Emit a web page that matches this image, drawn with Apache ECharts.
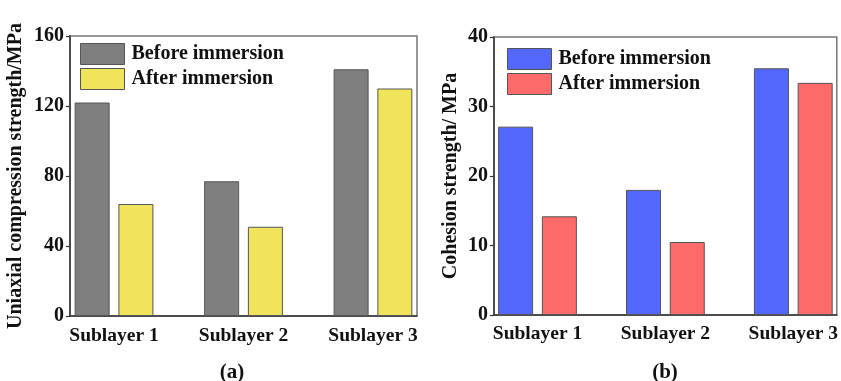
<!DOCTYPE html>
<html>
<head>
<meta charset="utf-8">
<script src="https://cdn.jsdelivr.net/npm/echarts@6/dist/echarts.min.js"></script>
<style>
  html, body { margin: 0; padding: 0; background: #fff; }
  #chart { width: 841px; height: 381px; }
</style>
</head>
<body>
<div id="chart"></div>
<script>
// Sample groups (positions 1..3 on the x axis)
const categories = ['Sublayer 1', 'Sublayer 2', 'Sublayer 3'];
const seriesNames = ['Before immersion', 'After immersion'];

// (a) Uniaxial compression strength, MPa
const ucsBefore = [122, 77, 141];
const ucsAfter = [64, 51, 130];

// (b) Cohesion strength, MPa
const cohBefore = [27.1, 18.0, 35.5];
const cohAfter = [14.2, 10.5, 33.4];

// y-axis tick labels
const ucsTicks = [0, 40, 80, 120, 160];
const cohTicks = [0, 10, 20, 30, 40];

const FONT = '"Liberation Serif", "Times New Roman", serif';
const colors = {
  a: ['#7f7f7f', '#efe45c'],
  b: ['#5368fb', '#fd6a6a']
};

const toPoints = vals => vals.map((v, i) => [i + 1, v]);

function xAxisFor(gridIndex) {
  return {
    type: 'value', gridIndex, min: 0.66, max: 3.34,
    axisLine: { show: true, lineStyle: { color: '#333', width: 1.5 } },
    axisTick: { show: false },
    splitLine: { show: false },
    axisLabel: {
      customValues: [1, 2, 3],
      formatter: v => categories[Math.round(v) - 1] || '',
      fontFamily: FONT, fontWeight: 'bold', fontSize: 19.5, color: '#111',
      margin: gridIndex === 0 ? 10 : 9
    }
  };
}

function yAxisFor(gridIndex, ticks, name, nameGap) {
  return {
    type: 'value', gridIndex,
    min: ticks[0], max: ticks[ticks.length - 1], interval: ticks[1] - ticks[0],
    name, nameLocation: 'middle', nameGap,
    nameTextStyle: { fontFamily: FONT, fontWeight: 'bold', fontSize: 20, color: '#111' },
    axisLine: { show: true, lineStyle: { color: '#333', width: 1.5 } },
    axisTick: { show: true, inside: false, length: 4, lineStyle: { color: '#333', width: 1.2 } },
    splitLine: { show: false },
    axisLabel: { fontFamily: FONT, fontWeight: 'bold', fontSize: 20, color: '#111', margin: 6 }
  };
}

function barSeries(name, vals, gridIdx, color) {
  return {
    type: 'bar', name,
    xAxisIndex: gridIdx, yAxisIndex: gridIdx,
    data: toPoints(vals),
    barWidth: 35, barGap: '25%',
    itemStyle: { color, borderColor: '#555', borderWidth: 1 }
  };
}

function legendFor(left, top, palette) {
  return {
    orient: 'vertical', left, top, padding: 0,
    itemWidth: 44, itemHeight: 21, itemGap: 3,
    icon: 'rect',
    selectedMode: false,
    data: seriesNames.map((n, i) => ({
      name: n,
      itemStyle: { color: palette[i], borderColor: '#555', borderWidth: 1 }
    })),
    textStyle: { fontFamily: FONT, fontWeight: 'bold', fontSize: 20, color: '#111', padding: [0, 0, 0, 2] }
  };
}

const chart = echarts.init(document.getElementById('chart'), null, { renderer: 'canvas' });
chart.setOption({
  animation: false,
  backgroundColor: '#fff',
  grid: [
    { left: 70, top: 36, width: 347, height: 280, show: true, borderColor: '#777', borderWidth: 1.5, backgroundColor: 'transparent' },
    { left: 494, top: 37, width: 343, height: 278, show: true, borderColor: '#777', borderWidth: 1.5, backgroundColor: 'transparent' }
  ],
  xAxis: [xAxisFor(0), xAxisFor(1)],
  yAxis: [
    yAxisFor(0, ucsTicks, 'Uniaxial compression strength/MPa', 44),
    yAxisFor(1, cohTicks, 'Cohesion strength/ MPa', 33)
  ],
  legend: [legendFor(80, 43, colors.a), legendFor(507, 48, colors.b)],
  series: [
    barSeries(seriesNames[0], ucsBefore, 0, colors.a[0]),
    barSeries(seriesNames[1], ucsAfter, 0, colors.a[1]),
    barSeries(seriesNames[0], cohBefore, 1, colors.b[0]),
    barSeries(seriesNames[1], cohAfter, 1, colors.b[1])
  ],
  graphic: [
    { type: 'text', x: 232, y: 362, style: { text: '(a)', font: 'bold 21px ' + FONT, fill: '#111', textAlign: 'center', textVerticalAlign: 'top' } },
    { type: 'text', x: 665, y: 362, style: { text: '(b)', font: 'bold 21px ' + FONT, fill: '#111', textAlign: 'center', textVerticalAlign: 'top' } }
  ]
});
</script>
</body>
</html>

########

### WRITTEN PROBLEM
Transcribe the material as is, with images omitted.

### RESULT FOR THIS EXERCISE
Emit a web page that matches this image, drawn with Apache ECharts.
<!DOCTYPE html>
<html>
<head>
<meta charset="utf-8">
<script src="https://cdn.jsdelivr.net/npm/echarts@6/dist/echarts.min.js"></script>
<style>
  html, body { margin: 0; padding: 0; background: #fff; }
  #chart { width: 841px; height: 381px; }
</style>
</head>
<body>
<div id="chart"></div>
<script>
// Sample groups (positions 1..3 on the x axis)
const categories = ['Sublayer 1', 'Sublayer 2', 'Sublayer 3'];
const seriesNames = ['Before immersion', 'After immersion'];

// (a) Uniaxial compression strength, MPa
const ucsBefore = [122, 77, 141];
const ucsAfter = [64, 51, 130];

// (b) Cohesion strength, MPa
const cohBefore = [27.1, 18.0, 35.5];
const cohAfter = [14.2, 10.5, 33.4];

// y-axis tick labels
const ucsTicks = [0, 40, 80, 120, 160];
const cohTicks = [0, 10, 20, 30, 40];

const FONT = '"Liberation Serif", "Times New Roman", serif';
const colors = {
  a: ['#7f7f7f', '#efe45c'],
  b: ['#5368fb', '#fd6a6a']
};

const toPoints = vals => vals.map((v, i) => [i + 1, v]);

function xAxisFor(gridIndex) {
  return {
    type: 'value', gridIndex, min: 0.66, max: 3.34,
    axisLine: { show: true, lineStyle: { color: '#333', width: 1.5 } },
    axisTick: { show: false },
    splitLine: { show: false },
    axisLabel: {
      customValues: [1, 2, 3],
      formatter: v => categories[Math.round(v) - 1] || '',
      fontFamily: FONT, fontWeight: 'bold', fontSize: 19.5, color: '#111',
      margin: gridIndex === 0 ? 10 : 9
    }
  };
}

function yAxisFor(gridIndex, ticks, name, nameGap) {
  return {
    type: 'value', gridIndex,
    min: ticks[0], max: ticks[ticks.length - 1], interval: ticks[1] - ticks[0],
    name, nameLocation: 'middle', nameGap,
    nameTextStyle: { fontFamily: FONT, fontWeight: 'bold', fontSize: 20, color: '#111' },
    axisLine: { show: true, lineStyle: { color: '#333', width: 1.5 } },
    axisTick: { show: true, inside: false, length: 4, lineStyle: { color: '#333', width: 1.2 } },
    splitLine: { show: false },
    axisLabel: { fontFamily: FONT, fontWeight: 'bold', fontSize: 20, color: '#111', margin: 6 }
  };
}

function barSeries(name, vals, gridIdx, color) {
  return {
    type: 'bar', name,
    xAxisIndex: gridIdx, yAxisIndex: gridIdx,
    data: toPoints(vals),
    barWidth: 35, barGap: '25%',
    itemStyle: { color, borderColor: '#555', borderWidth: 1 }
  };
}

function legendFor(left, top, palette) {
  return {
    orient: 'vertical', left, top, padding: 0,
    itemWidth: 44, itemHeight: 21, itemGap: 3,
    icon: 'rect',
    selectedMode: false,
    data: seriesNames.map((n, i) => ({
      name: n,
      itemStyle: { color: palette[i], borderColor: '#555', borderWidth: 1 }
    })),
    textStyle: { fontFamily: FONT, fontWeight: 'bold', fontSize: 20, color: '#111', padding: [0, 0, 0, 2] }
  };
}

const chart = echarts.init(document.getElementById('chart'), null, { renderer: 'canvas' });
chart.setOption({
  animation: false,
  backgroundColor: '#fff',
  grid: [
    { left: 70, top: 36, width: 347, height: 280, show: true, borderColor: '#777', borderWidth: 1.5, backgroundColor: 'transparent' },
    { left: 494, top: 37, width: 343, height: 278, show: true, borderColor: '#777', borderWidth: 1.5, backgroundColor: 'transparent' }
  ],
  xAxis: [xAxisFor(0), xAxisFor(1)],
  yAxis: [
    yAxisFor(0, ucsTicks, 'Uniaxial compression strength/MPa', 44),
    yAxisFor(1, cohTicks, 'Cohesion strength/ MPa', 33)
  ],
  legend: [legendFor(80, 43, colors.a), legendFor(507, 48, colors.b)],
  series: [
    barSeries(seriesNames[0], ucsBefore, 0, colors.a[0]),
    barSeries(seriesNames[1], ucsAfter, 0, colors.a[1]),
    barSeries(seriesNames[0], cohBefore, 1, colors.b[0]),
    barSeries(seriesNames[1], cohAfter, 1, colors.b[1])
  ],
  graphic: [
    { type: 'text', x: 232, y: 362, style: { text: '(a)', font: 'bold 21px ' + FONT, fill: '#111', textAlign: 'center', textVerticalAlign: 'top' } },
    { type: 'text', x: 665, y: 362, style: { text: '(b)', font: 'bold 21px ' + FONT, fill: '#111', textAlign: 'center', textVerticalAlign: 'top' } }
  ]
});
</script>
</body>
</html>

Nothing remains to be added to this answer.